Innovation in solar inverter technology is seen as a way to reduce the cost of peripheral systems. The surrounding system accounts for 60% of the cost of large photovoltaic power plants, while the solar inverter itself accounts for less than 10% of the cost of photovoltaic power plants. A few years ago, a large-scale upgrade from a 600 V system to a 1000 V system resulted in a 25% reduction in the cost of DC peripheral systems. The photovoltaic industry is currently on the brink of upgrading from a 1000V system to a 1500V component technology, which requires a thorough examination of the electronic and motor components and topology inside solar inverters, in order to completely change the product line of large-scale solar inverters.
Another component of total cost of ownership is operating costs. The annual operating and maintenance costs of photovoltaic power plants account for approximately 1.5% of the initial capital expenditure, with a significant portion arising from the maintenance of traditional air-cooled solar inverters, especially when they are installed in remote and harsh areas. Within the expected working life of a photovoltaic power plant of approximately 20 years, operating costs have become the main cost element of the power plant. The combination of reducing maintenance costs, logistics costs, and simplifying installation has become another major factor driving the evolution of mechanical enclosures for large-scale solar inverters.
Recently, several large photovoltaic power plants have suddenly chosen outdoor inverter enclosures, marking the first step in this direction. Moreover, with the development of innovative low-cost cooling and maintenance solutions, this trend will continue. Traditional air-cooled solar inverters require regular cleaning of air filters to purify electronic components directly exposed to the airflow. They are gradually being replaced by sealed enclosures using liquid cooled or gas-liquid combined cooling solutions.
Inverter station and inverter medium voltage station
From 2018 to 2019, Voltoffer launched two integrated solutions for large-scale photovoltaic power plant applications in the Chinese market: centralized box inverter stations and inverter medium voltage stations.
The centralized box type inverter station comes in two models: 1000 kW and 2000 kW, equipped with one or two Voltoffer centralized solar inverters and internal auxiliary power systems, lighting, temperature and humidity monitoring equipment, safety grounding system, professional ventilation and insulation design, etc., allowing engineering personnel to easily and quickly connect the solar inverter to the medium voltage transformer.

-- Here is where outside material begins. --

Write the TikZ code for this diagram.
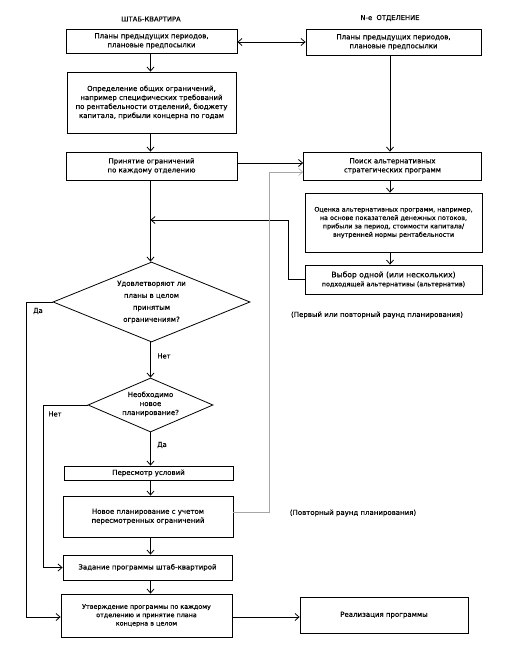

The design of the inverter medium voltage station inherits Voltoffer’s long-term experience in developing and manufacturing secondary substations for power transmission systems. It adopts a compact semi open container design, equipped with a Voltoffer centralized solar inverter, medium voltage transformer, medium voltage switch, communication cabinet, auxiliary power system, lighting, temperature and humidity monitoring equipment, safety grounding system, etc., and has professional ventilation and insulation design, allowing engineering personnel to easily and quickly connect the solar inverter to the medium voltage power grid. The Voltoffer inverter medium voltage station has two models: 1000 kW and 2000 kW, and supports the combination of multiple units to flexibly expand the power of the station.